MATERIAL FOR THE TASK start
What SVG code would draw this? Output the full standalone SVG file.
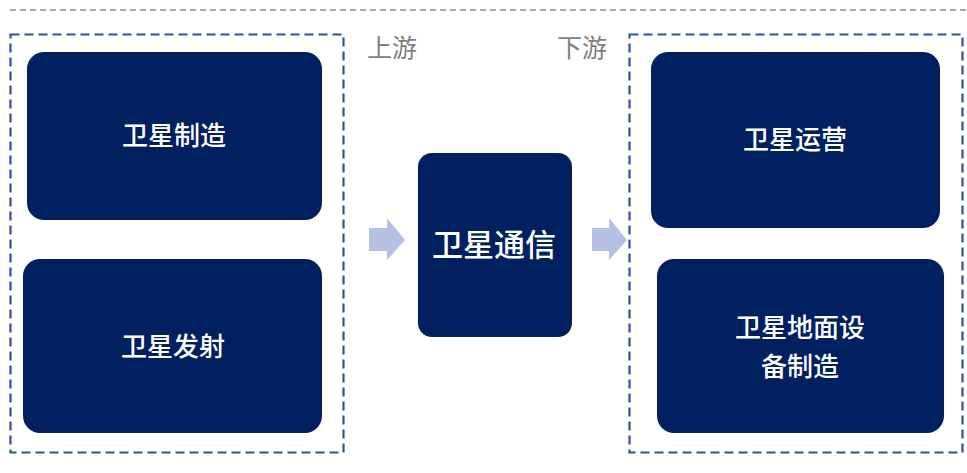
<svg xmlns="http://www.w3.org/2000/svg" width="967" height="473" viewBox="0 0 967 473">
<style>
.frame{fill:none;stroke:#2F5597;stroke-width:2.2;stroke-dasharray:9 5}
.node{fill:#002060}
.t{fill:#fff;font-family:"Noto Sans CJK SC","Noto Sans",sans-serif;font-size:26px;font-weight:500;text-anchor:middle;dominant-baseline:central}
.lbl{fill:#7F7F7F;font-family:"Noto Sans CJK SC","Noto Sans",sans-serif;font-size:25px;text-anchor:middle;dominant-baseline:central}
.arr{fill:#B4C1E2}
</style>
<rect width="967" height="473" fill="#fff"/>
<line x1="10" y1="10" x2="967" y2="10" stroke="#A6A6A6" stroke-width="2" stroke-dasharray="6 4"/>
<g id="upstream">
<rect class="frame" x="10.5" y="34.5" width="333" height="418"/>
<text class="lbl" x="392" y="46">上游</text>
</g>
<g id="downstream">
<rect class="frame" x="629.5" y="34.5" width="333" height="418"/>
<text class="lbl" x="582" y="46">下游</text>
</g>
<g id="n1"><rect class="node" x="27" y="52" width="295" height="168" rx="17"/><text class="t" x="174" y="133">卫星制造</text></g>
<g id="n2"><rect class="node" x="23" y="259" width="299" height="174" rx="17"/><text class="t" x="173" y="344">卫星发射</text></g>
<g id="n3"><rect class="node" x="418" y="153" width="154" height="184" rx="14"/><text class="t" x="494" y="242" style="font-size:31px">卫星通信</text></g>
<g id="n4"><rect class="node" x="651" y="52" width="289" height="176" rx="17"/><text class="t" x="795" y="137">卫星运营</text></g>
<g id="n5"><rect class="node" x="657" y="259" width="287" height="174" rx="17"/><text class="t" x="800" y="325">卫星地面设</text><text class="t" x="800" y="364">备制造</text></g>
<g id="connectors">
<polygon class="arr" points="369,228 387,228 387,218 405,240 387,260 387,251 369,251"/>
<polygon class="arr" points="592,228 609,228 609,218 627,240 609,260 609,251 592,251"/>
</g>
</svg>
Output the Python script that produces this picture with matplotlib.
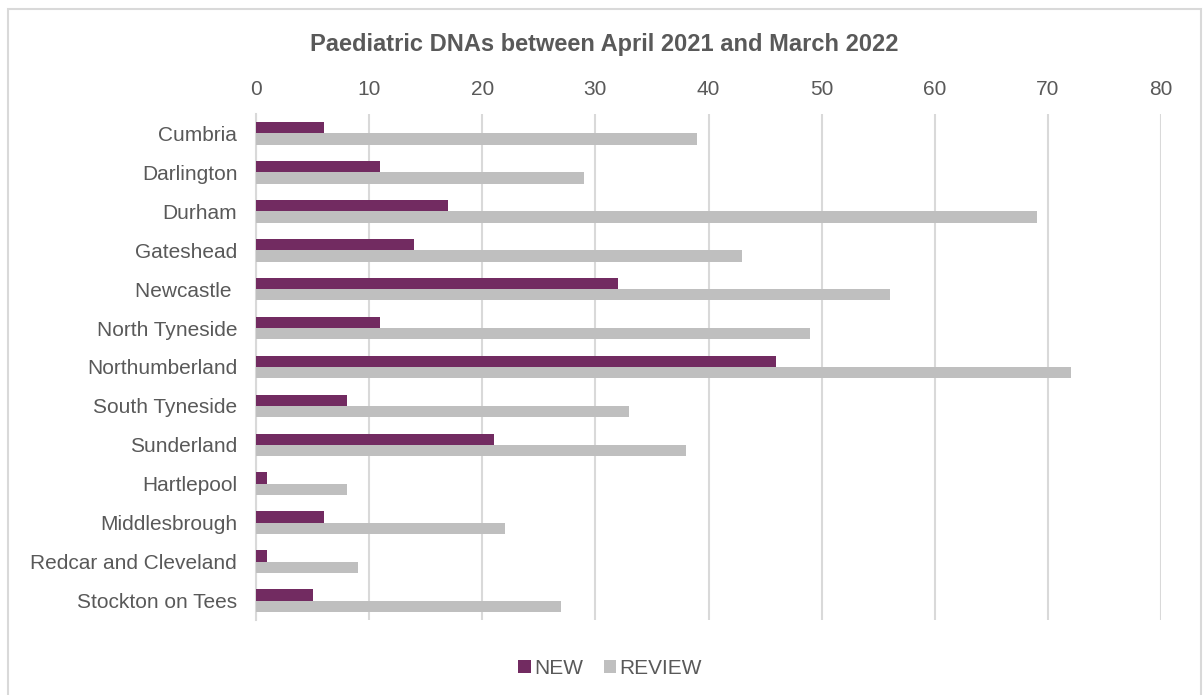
MATERIAL FOR THE TASK end
_WORK REQUIRED:_
Your copy of the data should match it exactly, except that pictures are left out.

_RESULT OF THIS EXERCISE:_
What SVG code would draw this? Output the full standalone SVG file.
<svg xmlns="http://www.w3.org/2000/svg" width="967" height="473" viewBox="0 0 967 473">
<style>
.frame{fill:none;stroke:#2F5597;stroke-width:2.2;stroke-dasharray:9 5}
.node{fill:#002060}
.t{fill:#fff;font-family:"Noto Sans CJK SC","Noto Sans",sans-serif;font-size:26px;font-weight:500;text-anchor:middle;dominant-baseline:central}
.lbl{fill:#7F7F7F;font-family:"Noto Sans CJK SC","Noto Sans",sans-serif;font-size:25px;text-anchor:middle;dominant-baseline:central}
.arr{fill:#B4C1E2}
</style>
<rect width="967" height="473" fill="#fff"/>
<line x1="10" y1="10" x2="967" y2="10" stroke="#A6A6A6" stroke-width="2" stroke-dasharray="6 4"/>
<g id="upstream">
<rect class="frame" x="10.5" y="34.5" width="333" height="418"/>
<text class="lbl" x="392" y="46">上游</text>
</g>
<g id="downstream">
<rect class="frame" x="629.5" y="34.5" width="333" height="418"/>
<text class="lbl" x="582" y="46">下游</text>
</g>
<g id="n1"><rect class="node" x="27" y="52" width="295" height="168" rx="17"/><text class="t" x="174" y="133">卫星制造</text></g>
<g id="n2"><rect class="node" x="23" y="259" width="299" height="174" rx="17"/><text class="t" x="173" y="344">卫星发射</text></g>
<g id="n3"><rect class="node" x="418" y="153" width="154" height="184" rx="14"/><text class="t" x="494" y="242" style="font-size:31px">卫星通信</text></g>
<g id="n4"><rect class="node" x="651" y="52" width="289" height="176" rx="17"/><text class="t" x="795" y="137">卫星运营</text></g>
<g id="n5"><rect class="node" x="657" y="259" width="287" height="174" rx="17"/><text class="t" x="800" y="325">卫星地面设</text><text class="t" x="800" y="364">备制造</text></g>
<g id="connectors">
<polygon class="arr" points="369,228 387,228 387,218 405,240 387,260 387,251 369,251"/>
<polygon class="arr" points="592,228 609,228 609,218 627,240 609,260 609,251 592,251"/>
</g>
</svg>
Output the Python script that produces this picture with matplotlib.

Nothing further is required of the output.